Kendari (ANTARA) - Kantor Wilayah Kementerian Agama (Kemenag) Provinsi Sulawesi Tenggara (Sultra) menggelar penguatan moderasi pemahaman beragama sebagai salah satu upaya mencegah radikalisme di daerah itu.

Kegiatan yang diikuti 150 orang ini berlangsung selama tiga hari mengusung tema "penguatan wawasan kebangsaan dan keagamaan untuk Sultra yang aman, rukun, maju, sejahtera dan martabat" dibuka oleh Wakil Gubernur Sultra, Lukman Abunawas, di Kendari, Rabu.

"Dalam setiap aktivitas sosial yang kita jalani harus senantiasa mengutamakan kerukunan beragama dalam konteks moderasi beragama untuk menjaga keharmonisan antar umat beragama di daerah ini," kata Wagub Sultra, Lukman Abunawas, saat membuka kegiatan tersebut.

Pemda Sultra melalui program Sultra beriman dan berbudaya kata Wagub, sudah berkolaborasi dengan Kemenag Sultra dalam membangun kehidupan umat beragama yang damai, dan melalui kolaborasi  itu pernah menggelar melaksanakan berbagai kegiatan keagamaan berskala nasional didaerah ini yakni MTQ Nasional 2006, Utsawa  Dharma Gita Nasional 2008 dan Pesta Paduan Suara Gerejawi (Pesparawi) nasional 2010.

"Semua kegiatan itu berjalan dengan sukses, menunjukkan bahwa keharmonisan umat beragama di Sultra terjalin dengan baik sehingga saling bantu dan saling mendukung untuk menyukseskan setiap hajatan agama apa saja di daerah ini," katanya.

Selain itu katanya, ada beberapa rumah ibadah yang berdiri berdampingan seperti gereja dan masjid di Kendari dan Baubau. Ini menunjukkan betapa toleransi kehidupan beragama di Sulawesi Tenggara.

"Bukan hanya slogan, tapi senantiasa betul-betul kedepankan bagaimana rasa persaudaraan untuk selalu harga menghargai dalam beribadah dan melaksanakan keyakinan masing-masing," katanya.

Sementara itu, Kepala Kanwil Kemenag Sultra, Fesal Musaad, mengatakan salah satu program prioritas Kementerian Agama saat ini adalah moderasi beragama.

"Yang ditawarkan Kemenag melalui moderasi gama bukan berarti beragama setengah-setengah, tetapi tidak berlebihan, pengurangan kekerasan, pengurangan keekstreman dalam menjalankan dan memahami agama," katanya.
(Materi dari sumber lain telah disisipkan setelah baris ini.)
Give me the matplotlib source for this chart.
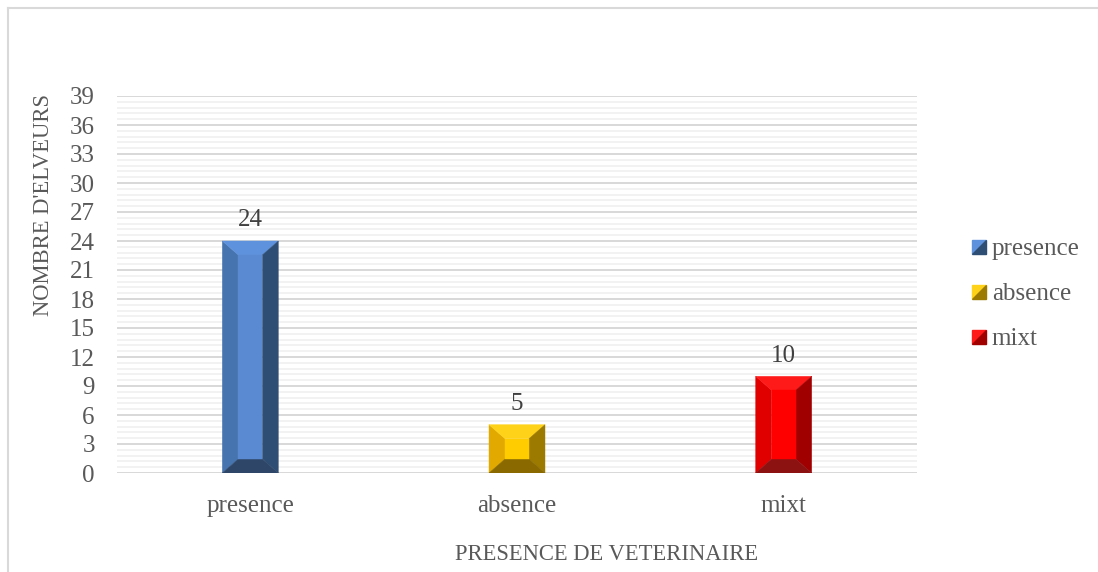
import numpy as np
import matplotlib
matplotlib.use('Agg')
import matplotlib.pyplot as plt
from matplotlib.patches import Polygon
from matplotlib.lines import Line2D
from matplotlib.legend_handler import HandlerBase

#data
categories = ['presence', 'absence', 'mixt']
values = [24, 5, 10]
yticks = np.arange(0, 40, 3)

#bevel colours: front, left, top, right, bottom
shades = {
    'presence': ['#5a8bd2', '#4674ae', '#5e92dc', '#2f4e73', '#2e4769'],
    'absence':  ['#ffcc00', '#e2aa00', '#ffd21a', '#9c7a00', '#8a6a00'],
    'mixt':     ['#ff0000', '#e00000', '#ff1a1a', '#a10000', '#8c1212'],
}

plt.rcParams['font.family'] = ['Liberation Serif', 'DejaVu Serif']
txt = '#595959'

fig = plt.figure(figsize=(10.98, 5.72), dpi=100)
ax = fig.add_axes([117/1098, 1-473/572, 800/1098, 377/572])

ax.set_xlim(-0.5, 2.5)
ax.set_ylim(0, 39)

#grid: major every 3, minor every 0.6
for y in np.arange(0, 39.01, 0.6):
    ax.axhline(y, color='#f0f0f0', lw=1.2, zorder=0)
for y in yticks:
    ax.axhline(y, color='#d9d9d9', lw=1.4, zorder=1)

w = 0.21
bx = 16/266.7          # bevel width in data units
by = 14/(377/39)       # bevel height in data units
for i, (c, v) in enumerate(zip(categories, values)):
    front, left, top, right, bottom = shades[c]
    x0, x1 = i - w/2, i + w/2
    y0, y1 = 0, v
    ix0, ix1, iy0, iy1 = x0 + bx, x1 - bx, y0 + by, y1 - by
    polys = [
        ([(x0, y0), (ix0, iy0), (ix0, iy1), (x0, y1)], left),
        ([(x0, y1), (ix0, iy1), (ix1, iy1), (x1, y1)], top),
        ([(x1, y1), (ix1, iy1), (ix1, iy0), (x1, y0)], right),
        ([(x0, y0), (ix0, iy0), (ix1, iy0), (x1, y0)], bottom),
        ([(ix0, iy0), (ix0, iy1), (ix1, iy1), (ix1, iy0)], front),
    ]
    for pts, col in polys:
        ax.add_patch(Polygon(pts, closed=True, facecolor=col, edgecolor=col, lw=0.3, zorder=3))
    ax.annotate(str(v), (i, v), textcoords='offset points', xytext=(0, 7),
                ha='center', va='bottom', fontsize=18, color='#404040')

ax.set_xticks(range(len(categories)))
ax.set_xticklabels(categories)
ax.set_yticks(yticks)
ax.tick_params(axis='x', length=0, pad=16, labelsize=18, labelcolor=txt)
ax.tick_params(axis='y', length=0, pad=16, labelsize=18, labelcolor=txt)
for s in ax.spines.values():
    s.set_visible(False)

fig.text(44/1098, 1-205/572, "NOMBRE D'ELVEURS", rotation=90, ha='center', va='center',
         fontsize=16.3, color=txt)
fig.text(607/1098, 1-555/572, 'PRESENCE DE VETERINAIRE', ha='center', va='center',
         fontsize=16.3, color=txt)

#legend with split squares
class SplitSquare(HandlerBase):
    def __init__(self, c1, c2):
        super().__init__()
        self.c1, self.c2 = c1, c2
    def create_artists(self, legend, orig_handle, xdescent, ydescent, width, height, fontsize, trans):
        s = height * 0.8
        x0 = width - s
        y0 = -ydescent + (height - s)/2
        p1 = Polygon([(x0, y0), (x0, y0+s), (x0+s, y0+s)], closed=True, facecolor=self.c1, edgecolor=self.c1, transform=trans)
        p2 = Polygon([(x0, y0), (x0+s, y0), (x0+s, y0+s)], closed=True, facecolor=self.c2, edgecolor=self.c2, transform=trans)
        return [p1, p2]

handles = [Line2D([], []) for _ in categories]
hmap = {h: SplitSquare(shades[c][2], shades[c][3]) for h, c in zip(handles, categories)}
leg = fig.legend(handles, categories, handler_map=hmap, loc='center left',
                 bbox_to_anchor=(943/1098, 1-294/572), frameon=False, fontsize=18,
                 labelcolor=txt, handlelength=0.8, handletextpad=0.25, labelspacing=0.9)

#chart border (left and top only visible)
fig.add_artist(Line2D([7.5/1098, 7.5/1098], [0, 1-7.5/572], color='#d9d9d9', lw=1.5))
fig.add_artist(Line2D([7.5/1098, 1], [1-7.5/572, 1-7.5/572], color='#d9d9d9', lw=1.5))

plt.savefig('out.png', dpi=100)
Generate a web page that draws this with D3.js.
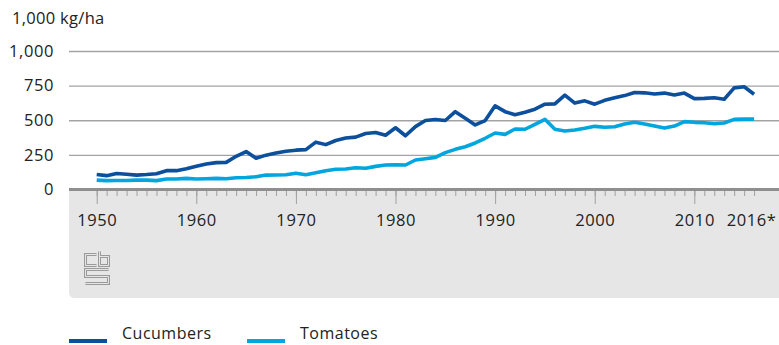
<!DOCTYPE html>
<html>
<head>
<meta charset="utf-8">
<script src="https://cdn.jsdelivr.net/npm/d3@7"></script>
<style>
  html, body { margin: 0; padding: 0; background: #fff; }
  svg { display: block; }
  text { font-family: "Open Sans", "Noto Sans", sans-serif; fill: #222; }
</style>
</head>
<body>
<svg id="chart" width="779" height="345"></svg>
<script>
// Greenhouse vegetable yields, kg per hectare
const years = d3.range(1950, 2017);
const cucumbers = [
  108, 100, 116, 110, 104, 108, 114, 136, 136, 150,
  168, 184, 194, 196, 240, 274, 226, 248, 264, 276,
  284, 288, 342, 324, 354, 372, 378, 404, 412, 392,
  446, 388, 454, 498, 506, 498, 562, 514, 466, 498,
  604, 562, 540, 558, 580, 616, 618, 682, 624, 640,
  616, 644, 662, 678, 700, 698, 690, 696, 682, 696,
  656, 658, 662, 652, 734, 742, 688
];
const tomatoes = [
  68, 64, 65, 65, 68, 68, 64, 76, 76, 80,
  76, 78, 80, 78, 85, 87, 92, 104, 105, 107,
  118, 107, 121, 136, 146, 148, 157, 153, 167, 177,
  179, 177, 213, 222, 232, 266, 290, 309, 336, 370,
  408, 398, 437, 435, 471, 507, 435, 422, 430, 442,
  456, 449, 453, 473, 485, 473, 458, 444, 458, 490,
  485, 482, 475, 480, 506, 508, 508
];
const seriesNames = ["Cucumbers", "Tomatoes"];
const seriesColors = ["#0b4f9d", "#00a6dd"];
const yTicks = [0, 250, 500, 750, 1000];
const majorYears = [1950, 1960, 1970, 1980, 1990, 2000, 2010];
const labelYears = [1950, 1960, 1970, 1980, 1990, 2000, 2010, 2016];
const unitLabel = "1,000 kg/ha";

const svg = d3.select("#chart");
const plotLeft = 69, plotRight = 779;

const x = d3.scaleLinear().domain([1950, 2016]).range([96.7, 754.1]);
const y = d3.scaleLinear().domain([0, 1000]).range([189.5, 51]);

// grey band under the time axis
svg.append("path")
  .attr("d", `M${plotLeft},189 H${plotRight + 10} V298 H${plotLeft + 6} Q${plotLeft},298 ${plotLeft},292 Z`)
  .attr("fill", "#e6e6e6");

// horizontal gridlines and value labels
const yAxis = svg.append("g")
  .attr("transform", `translate(${plotLeft},0)`)
  .call(d3.axisLeft(y).tickValues(yTicks).tickFormat(d3.format(","))
    .tickSize(-(plotRight - plotLeft)).tickPadding(15));
yAxis.select(".domain").remove();
yAxis.selectAll(".tick line").attr("stroke", "#a3a3a3").attr("stroke-width", 1.3);
yAxis.selectAll(".tick text").attr("font-size", 16.5).attr("fill", "#222")
  .attr("font-family", "Open Sans, sans-serif").attr("letter-spacing", "0.6");
yAxis.selectAll(".tick").filter(d => d === 0).select("line").remove();

// unit label
svg.append("text").attr("x", 12).attr("y", 24)
  .attr("font-size", 16.5).attr("letter-spacing", "0.3").text(unitLabel);

// time axis: yearly minor ticks, decade major ticks
const minor = svg.append("g").attr("transform", "translate(0,190)")
  .call(d3.axisBottom(x).tickValues(years).tickSize(6).tickFormat(""));
minor.select(".domain").remove();
minor.selectAll(".tick line").attr("stroke", "#a0a0a0");

const major = svg.append("g").attr("transform", "translate(0,190)")
  .call(d3.axisBottom(x).tickValues(majorYears).tickSize(14).tickFormat(""));
major.select(".domain").remove();
major.selectAll(".tick line").attr("stroke", "#a0a0a0");

const labels = svg.append("g").attr("transform", "translate(0,190)")
  .call(d3.axisBottom(x).tickValues(labelYears).tickSize(0).tickPadding(24)
    .tickFormat(d => d === 2016 ? "2016*" : String(d)));
labels.select(".domain").remove();
labels.selectAll(".tick text").attr("font-size", 16.5).attr("fill", "#222")
  .attr("font-family", "Open Sans, sans-serif").attr("letter-spacing", "0.6");
labels.selectAll(".tick").filter(d => d === 2016).select("text").attr("dx", -3);

// baseline
svg.append("line").attr("x1", plotLeft).attr("x2", plotRight)
  .attr("y1", y(0)).attr("y2", y(0))
  .attr("stroke", "#8f8f8f").attr("stroke-width", 2.8);

// series lines
const line = d3.line().x((d, i) => x(years[i])).y(d => y(d));
[cucumbers, tomatoes].forEach((vals, k) => {
  svg.append("path").datum(vals)
    .attr("d", line)
    .attr("fill", "none")
    .attr("stroke", seriesColors[k])
    .attr("stroke-width", 3.6)
    .attr("stroke-linejoin", "round");
});

// logo drawn as double-outlined strokes, aligned to the pixel grid
const logo = svg.append("g").attr("transform", "translate(84.5,251.5)");
const logoPaths = [
  "M12,3 H1 V14 H12",
  "M15,0 V14 H24 V5 H15",
  "M24,18 H1 V25 H24 V32 H1"
];
logoPaths.forEach(p => {
  logo.append("path").attr("d", p).attr("fill", "none")
    .attr("stroke", "#9a9a9a").attr("stroke-width", 3);
  logo.append("path").attr("d", p).attr("fill", "none")
    .attr("stroke", "#e6e6e6").attr("stroke-width", 1);
});

// legend
const legendX = [69, 247];
seriesNames.forEach((name, k) => {
  svg.append("line").attr("x1", legendX[k]).attr("x2", legendX[k] + 38)
    .attr("y1", 341).attr("y2", 341)
    .attr("stroke", seriesColors[k]).attr("stroke-width", 4);
  svg.append("text").attr("x", legendX[k] + 53).attr("y", 339)
    .attr("font-size", 16).attr("letter-spacing", "0.5").text(name);
});
</script>
</body>
</html>
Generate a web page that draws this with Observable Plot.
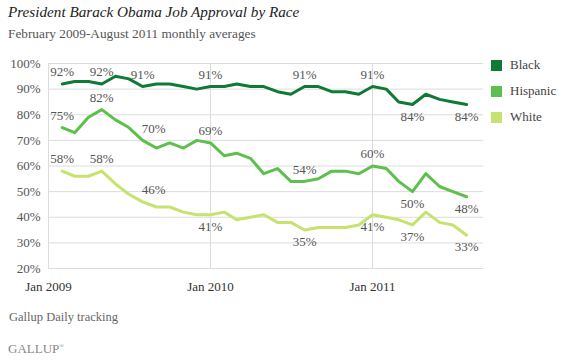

Mengapa moderasi beragama perlu digaungkan katanya, supaya bisa disamakan persepsi diantara semua pihak, sehingga jangan ada yang membenturkan antara agama dan kearifan budaya lokal.

"Kearifan lokal masyarakat Sultra harus dipelihara sebagai benteng moderasi beragama atau kerukunan beragama, ada adat Tolaki, adat Buton, adat Muna adat Moronene dan berbagai suku yang ada di Sultra. Adat istiadat itu merupakan kearifan lokal yang harus kita lestarikan sepanjang masa karena dapat digunakan untuk meredam konflik akibat kesenjangan sosial," katanya.

Menurut dia, saat sebagian elemen masih disibukkan menolak pemimpin yang beda agama, ada orang yang mengatasnamakan agama ingin menggantikan ideologi negara yang sudah menjadi kesepakatan bersama bangsa.

"Yang sangat dikuatirkan adalah isu jihad agama untuk mengkafirkan sesama bahkan bisa untuk membunuh sehingga kasus-kasus sepertinya harus kita renungkan secara bersama-sama, harus kita hentikan dengan cara kita merubah sikap masyarakat yang keras menjadi lunak, menjadi toleran dan moderat serta tidak berlebihan menuju provinsi Sultra yang aman, rukun, damai, sejahtera dan bermartabat," katanya.

Kegiatan ini dihadiri Kapolda Sultra Irjen Yan Sultra, Danrem 143 Haluoleo, Brigjen  Jannie Siahaan, Sekda Sultra, Nur Endang Abbas, wakil ketua DPRD Sultra, Nur Salam Lada, Kajati Sultra, Kabinda Sultra, Danlanal Kendari, Danlanud Haluoleo, FKUB dan dan berbagai pihak terkait.